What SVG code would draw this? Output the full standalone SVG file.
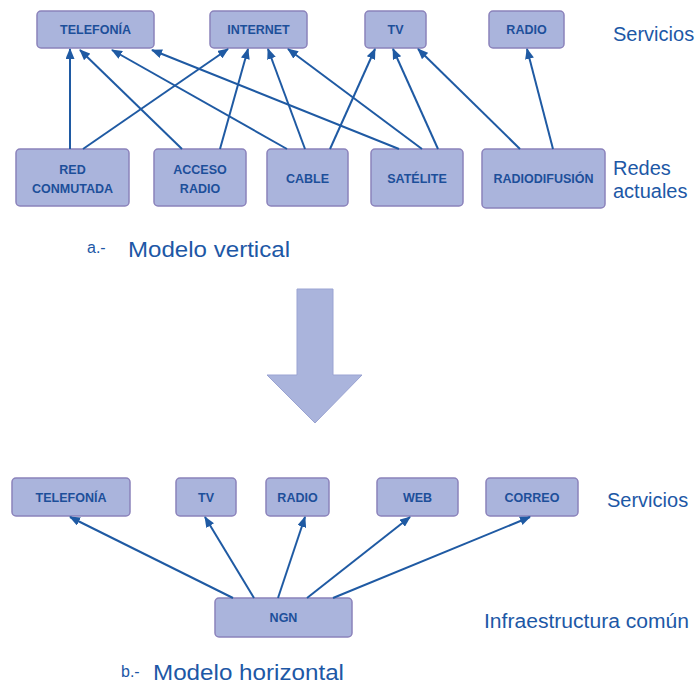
<svg xmlns="http://www.w3.org/2000/svg" width="697" height="686" viewBox="0 0 697 686">
<defs>
<marker id="ah" markerWidth="11" markerHeight="9" refX="10" refY="4.5" orient="auto" markerUnits="userSpaceOnUse">
<path d="M0,0 L11,4.5 L0,9 Z" fill="#1f5aa3"/>
</marker>
<style>
.box{fill:#aab4dc;stroke:#8b82bb;stroke-width:1.5}
.bt{font-family:"Liberation Sans",Arial,sans-serif;font-weight:bold;font-size:12.5px;fill:#1d4f9a;text-anchor:middle}
.lbl{font-family:"Liberation Sans",Arial,sans-serif;font-size:20px;fill:#1d58a6}
.cap{font-family:"Liberation Sans",Arial,sans-serif;font-size:22px;fill:#1d58a6}
.capa{font-family:"Liberation Sans",Arial,sans-serif;font-size:16px;fill:#1d58a6}
.con line{stroke:#1f5aa3;stroke-width:2;marker-end:url(#ah)}
</style>
</defs>
<rect width="697" height="686" fill="#ffffff"/>

<g id="top-services">
<g id="s-telefonia"><rect class="box" x="37" y="11" width="117" height="37" rx="4"/><text class="bt" x="95.5" y="34">TELEFONÍA</text></g>
<g id="s-internet"><rect class="box" x="210" y="11" width="97" height="37" rx="4"/><text class="bt" x="258.5" y="34">INTERNET</text></g>
<g id="s-tv"><rect class="box" x="365" y="11" width="61" height="37" rx="4"/><text class="bt" x="395.5" y="34">TV</text></g>
<g id="s-radio"><rect class="box" x="489" y="11" width="75" height="37" rx="4"/><text class="bt" x="526.5" y="34">RADIO</text></g>
</g>

<g id="networks">
<g id="n-red"><rect class="box" x="16" y="149" width="113" height="57" rx="4"/><text class="bt" x="72.5" y="174">RED</text><text class="bt" x="72.5" y="193">CONMUTADA</text></g>
<g id="n-acceso"><rect class="box" x="154" y="149" width="92" height="57" rx="4"/><text class="bt" x="200" y="174">ACCESO</text><text class="bt" x="200" y="193">RADIO</text></g>
<g id="n-cable"><rect class="box" x="267" y="149" width="81" height="57" rx="4"/><text class="bt" x="307.5" y="183">CABLE</text></g>
<g id="n-satelite"><rect class="box" x="371" y="149" width="92" height="57" rx="4"/><text class="bt" x="417" y="183">SATÉLITE</text></g>
<g id="n-radiodifusion"><rect class="box" x="482" y="149" width="123" height="59" rx="4"/><text class="bt" x="543.5" y="183">RADIODIFUSIÓN</text></g>
</g>

<g id="connectors-top" class="con">
<line x1="70" y1="149" x2="70" y2="49"/>
<line x1="83" y1="149" x2="228" y2="49"/>
<line x1="182" y1="149" x2="80" y2="50"/>
<line x1="220" y1="149" x2="248" y2="49"/>
<line x1="287" y1="149" x2="112" y2="50"/>
<line x1="305" y1="149" x2="268" y2="49"/>
<line x1="330" y1="149" x2="375" y2="49"/>
<line x1="399" y1="149" x2="152" y2="50"/>
<line x1="422" y1="149" x2="288" y2="49"/>
<line x1="438" y1="149" x2="393" y2="49"/>
<line x1="520" y1="149" x2="418" y2="49"/>
<line x1="553" y1="149" x2="527" y2="49"/>
</g>

<text class="lbl" x="613" y="41">Servicios</text>
<text class="lbl" x="613" y="175">Redes</text>
<text class="lbl" x="613" y="198">actuales</text>
<text class="capa" x="87" y="253">a.-</text>
<text class="cap" x="128" y="257" textLength="162" lengthAdjust="spacingAndGlyphs">Modelo vertical</text>

<g id="big-arrow">
<path d="M297,289 L333,289 L333,375 L362,375 L315,423 L267,375 L297,375 Z" fill="#aab4dc" stroke="#9aa3d2" stroke-width="1"/>
</g>

<g id="bottom-services">
<g id="b-telefonia"><rect class="box" x="12" y="478" width="118" height="38" rx="4"/><text class="bt" x="71" y="502">TELEFONÍA</text></g>
<g id="b-tv"><rect class="box" x="176" y="478" width="60" height="38" rx="4"/><text class="bt" x="206" y="502">TV</text></g>
<g id="b-radio"><rect class="box" x="266" y="478" width="63" height="38" rx="4"/><text class="bt" x="297.5" y="502">RADIO</text></g>
<g id="b-web"><rect class="box" x="377" y="478" width="81" height="38" rx="4"/><text class="bt" x="417.5" y="502">WEB</text></g>
<g id="b-correo"><rect class="box" x="486" y="478" width="92" height="38" rx="4"/><text class="bt" x="532" y="502">CORREO</text></g>
</g>

<g id="ngn"><rect class="box" x="215" y="598" width="137" height="39" rx="4"/><text class="bt" x="283.5" y="622">NGN</text></g>

<g id="connectors-bottom" class="con">
<line x1="233" y1="598" x2="70" y2="517"/>
<line x1="254" y1="598" x2="205" y2="517"/>
<line x1="278" y1="598" x2="305" y2="517"/>
<line x1="307" y1="598" x2="410" y2="517"/>
<line x1="333" y1="598" x2="530" y2="517"/>
</g>

<text class="lbl" x="607" y="507">Servicios</text>
<text class="lbl" x="484" y="628" textLength="205" lengthAdjust="spacingAndGlyphs">Infraestructura común</text>
<text class="capa" x="121" y="677">b.-</text>
<text class="cap" x="153" y="680" textLength="191" lengthAdjust="spacingAndGlyphs">Modelo horizontal</text>
</svg>
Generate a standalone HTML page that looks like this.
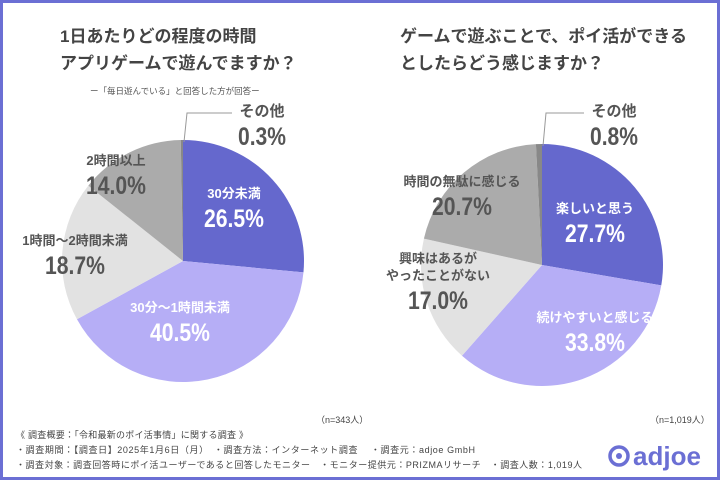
<!DOCTYPE html>
<html><head><meta charset="utf-8">
<style>
html,body{margin:0;padding:0;}
body{width:720px;height:480px;overflow:hidden;background:#fff;font-family:"Liberation Sans","Noto Sans CJK JP",sans-serif;}
#frame{position:absolute;left:0;top:0;width:714px;height:474px;border:3px solid #6b6fd4;background:#fff;}
svg{position:absolute;left:0;top:0;}
</style></head>
<body>
<div id="frame"></div>
<svg id="chart" width="720" height="480" font-family="Liberation Sans, Noto Sans CJK JP, sans-serif">
  <text x="60" y="42" font-size="17" font-weight="bold" fill="#444">1日あたりどの程度の時間</text>
  <text x="60" y="69" font-size="17" font-weight="bold" fill="#444">アプリゲームで遊んでますか？</text>
  <text x="90" y="94" font-size="8.5" fill="#555">ー「毎日遊んでいる」と回答した方が回答ー</text>
  <text x="400" y="42" font-size="17" font-weight="bold" fill="#444">ゲームで遊ぶことで、ポイ活ができる</text>
  <text x="400" y="69" font-size="17" font-weight="bold" fill="#444">としたらどう感じますか？</text>
  <g id="left-pie"></g>
  <g id="right-pie"></g>
  <text x="316" y="423" font-size="9" fill="#444">（n=343人）</text>
  <text x="650" y="423" font-size="9" fill="#444">（n=1,019人）</text>
  <text x="16" y="438" font-size="9" fill="#444" textLength="232">《 調査概要：「令和最新のポイ活事情」に関する調査 》</text>
  <text x="16" y="453" font-size="9" fill="#444" textLength="459">・調査期間：【調査日】2025年1月6日（月）　・調査方法：インターネット調査　 ・調査元：adjoe GmbH</text>
  <text x="16" y="468" font-size="9" fill="#444" textLength="566">・調査対象：調査回答時にポイ活ユーザーであると回答したモニター　・モニター提供元：PRIZMAリサーチ　・調査人数：1,019人</text>
  <g>
    <circle cx="619" cy="456" r="9" fill="none" stroke="#6b6fd4" stroke-width="3.5"/>
    <circle cx="619" cy="456" r="3" fill="#6b6fd4"/>
    <text x="633" y="465" font-size="26" fill="#6b6fd4" font-weight="bold">adjoe</text>
  </g>
</svg>
<script>
const leftCategories = ["30分未満","30分〜1時間未満","1時間〜2時間未満","2時間以上","その他"];
const leftValues = [26.5, 40.5, 18.7, 14.0, 0.3];
const rightCategories = ["楽しいと思う","続けやすいと感じる","興味はあるが|やったことがない","時間の無駄に感じる","その他"];
const rightValues = [27.7, 33.8, 17.0, 20.7, 0.8];
const colors = ["#6568cd","#b6aef6","#e2e2e2","#ababab","#888"];
const textColors = ["#fff","#fff","#555","#555","#555"];
const NS = "http://www.w3.org/2000/svg";

function drawPie(gid, cats, vals, cx, cy, r, labelPos, prefix){
  const g = document.getElementById(gid);
  const total = vals.reduce((a,b)=>a+b,0);
  let a0 = 0;
  vals.forEach((v,i)=>{
    const a1 = a0 + v/total*Math.PI*2;
    const x0 = cx + r*Math.sin(a0), y0 = cy - r*Math.cos(a0);
    const x1 = cx + r*Math.sin(a1), y1 = cy - r*Math.cos(a1);
    const large = (a1-a0) > Math.PI ? 1 : 0;
    const p = document.createElementNS(NS,"path");
    p.setAttribute("d",`M${cx},${cy} L${x0},${y0} A${r},${r} 0 ${large} 1 ${x1},${y1} Z`);
    p.setAttribute("fill",colors[i]);
    
    
    g.appendChild(p);
    const lp = labelPos[i];
    const lines = cats[i].split("|");
    const t = document.createElementNS(NS,"text");
    t.setAttribute("text-anchor","middle");
    t.setAttribute("fill",textColors[i]);
    
    
    lines.forEach((ln,k)=>{
      const ts = document.createElementNS(NS,"tspan");
      ts.setAttribute("x",lp[0]); ts.setAttribute("y",lp[1]+k*17);
      ts.setAttribute("font-size", i===4 ? "15" : "13"); ts.setAttribute("font-weight","bold");
      ts.textContent = ln; t.appendChild(ts);
    });
    g.appendChild(t);
    const label = vals[i].toFixed(1)+"%";
    const tv = document.createElementNS(NS,"text");
    tv.setAttribute("x",lp[0]); tv.setAttribute("y",lp[1]+(lines.length-1)*17+29);
    tv.setAttribute("text-anchor","middle");
    tv.setAttribute("fill",textColors[i]);
    tv.setAttribute("font-size","25"); tv.setAttribute("font-weight","bold");
    tv.setAttribute("textLength", label.length*12);
    tv.setAttribute("lengthAdjust","spacingAndGlyphs");
    
    
    tv.textContent = label;
    g.appendChild(tv);
    a0 = a1;
  });
  const last = labelPos[4];
  const l = document.createElementNS(NS,"polyline");
  l.setAttribute("points",`${cx+1},${cy-r+2} ${cx+4},${last[1]-3} ${last[0]-30},${last[1]-3}`);
  l.setAttribute("fill","none"); l.setAttribute("stroke","#999"); l.setAttribute("stroke-width","1");
  
  
  g.appendChild(l);
}
drawPie("left-pie", leftCategories, leftValues, 183, 261, 121,
  [[234,198],[180,312],[75,245],[116,165],[262,116]], "left");
drawPie("right-pie", rightCategories, rightValues, 542, 265, 121,
  [[595,213],[595,322],[438,263],[462,186],[614,116]], "right");
</script>
</body></html>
----
Identify which lines contain the word "this" and copy each one.

What SVG code would draw this? Output the full standalone SVG file.
Generate a standalone HTML page that looks like this.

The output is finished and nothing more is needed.